→ What you should do
Each line containing the word "this" must be reported.

→ Records with drawing code
※ ※ ※

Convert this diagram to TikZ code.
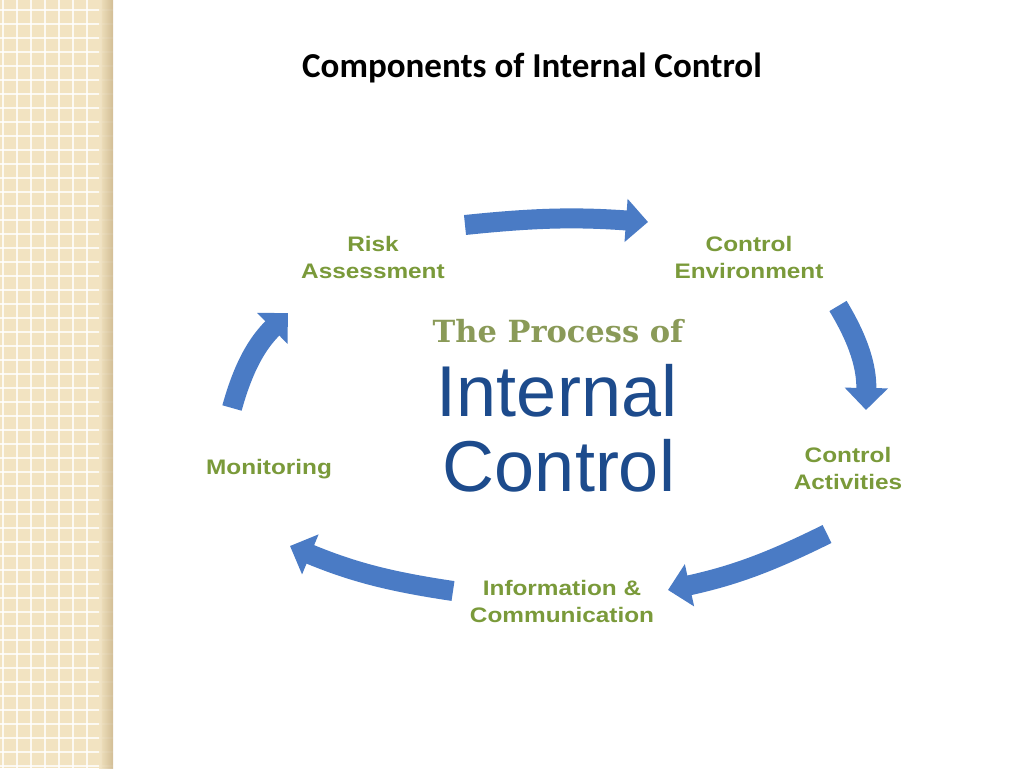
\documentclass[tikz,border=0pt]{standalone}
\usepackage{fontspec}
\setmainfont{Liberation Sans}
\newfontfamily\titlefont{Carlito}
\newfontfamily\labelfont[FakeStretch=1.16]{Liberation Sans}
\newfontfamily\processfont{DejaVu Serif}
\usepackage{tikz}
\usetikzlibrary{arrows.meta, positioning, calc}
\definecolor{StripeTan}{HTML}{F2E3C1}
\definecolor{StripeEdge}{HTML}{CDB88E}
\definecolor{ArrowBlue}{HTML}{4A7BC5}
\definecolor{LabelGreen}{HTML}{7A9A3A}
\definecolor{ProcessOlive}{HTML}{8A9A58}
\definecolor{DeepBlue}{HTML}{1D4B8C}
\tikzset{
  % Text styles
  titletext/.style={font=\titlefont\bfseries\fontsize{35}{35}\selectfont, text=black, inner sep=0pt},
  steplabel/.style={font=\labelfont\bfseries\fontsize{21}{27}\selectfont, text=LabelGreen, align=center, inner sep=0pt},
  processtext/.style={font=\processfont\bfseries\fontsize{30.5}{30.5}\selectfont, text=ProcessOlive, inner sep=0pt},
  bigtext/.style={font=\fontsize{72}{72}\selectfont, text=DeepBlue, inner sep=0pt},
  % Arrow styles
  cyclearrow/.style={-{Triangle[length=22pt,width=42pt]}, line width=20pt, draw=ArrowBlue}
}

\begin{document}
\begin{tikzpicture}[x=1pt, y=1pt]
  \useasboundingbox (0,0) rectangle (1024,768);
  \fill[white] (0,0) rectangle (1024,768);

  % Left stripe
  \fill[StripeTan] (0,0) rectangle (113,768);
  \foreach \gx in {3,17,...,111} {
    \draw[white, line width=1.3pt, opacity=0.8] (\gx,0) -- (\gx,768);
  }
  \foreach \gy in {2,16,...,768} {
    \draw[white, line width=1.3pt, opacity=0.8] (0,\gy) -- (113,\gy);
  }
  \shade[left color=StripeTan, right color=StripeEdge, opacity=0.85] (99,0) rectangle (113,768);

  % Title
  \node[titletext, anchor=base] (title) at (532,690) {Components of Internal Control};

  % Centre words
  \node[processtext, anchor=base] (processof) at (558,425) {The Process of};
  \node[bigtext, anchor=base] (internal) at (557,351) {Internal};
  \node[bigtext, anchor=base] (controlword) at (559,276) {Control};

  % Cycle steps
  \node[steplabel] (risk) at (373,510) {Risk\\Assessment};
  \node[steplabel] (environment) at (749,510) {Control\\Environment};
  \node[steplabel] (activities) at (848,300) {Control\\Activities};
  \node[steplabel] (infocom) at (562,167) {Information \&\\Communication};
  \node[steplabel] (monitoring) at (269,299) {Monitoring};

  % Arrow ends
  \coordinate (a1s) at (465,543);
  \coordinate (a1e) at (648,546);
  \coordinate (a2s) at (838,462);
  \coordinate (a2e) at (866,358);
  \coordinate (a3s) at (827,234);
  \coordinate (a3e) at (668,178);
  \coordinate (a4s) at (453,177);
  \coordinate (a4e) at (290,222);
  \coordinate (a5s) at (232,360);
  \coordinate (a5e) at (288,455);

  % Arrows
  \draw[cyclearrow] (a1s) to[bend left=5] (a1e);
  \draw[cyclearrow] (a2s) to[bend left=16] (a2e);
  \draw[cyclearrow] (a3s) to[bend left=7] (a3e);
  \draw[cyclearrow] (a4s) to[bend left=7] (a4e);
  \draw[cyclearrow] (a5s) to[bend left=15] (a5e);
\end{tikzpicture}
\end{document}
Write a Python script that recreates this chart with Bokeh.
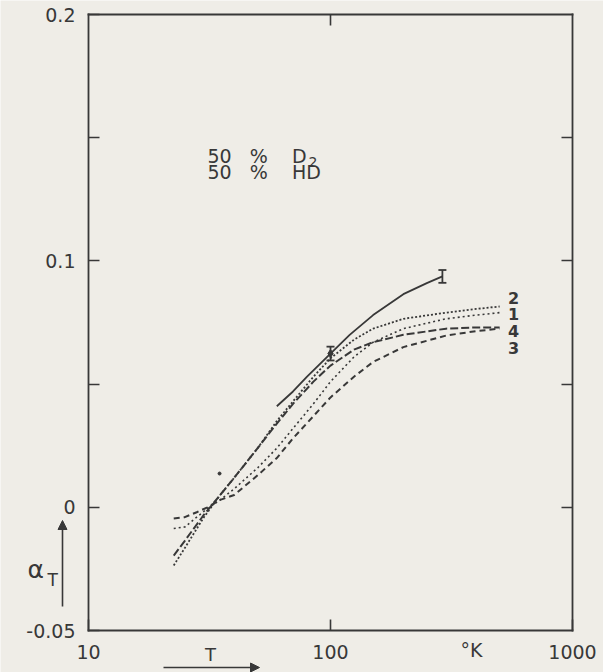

※ ※ ※

→ Final result
Convert this diagram to TikZ code.
Write a Python script that recreates this chart with Bokeh.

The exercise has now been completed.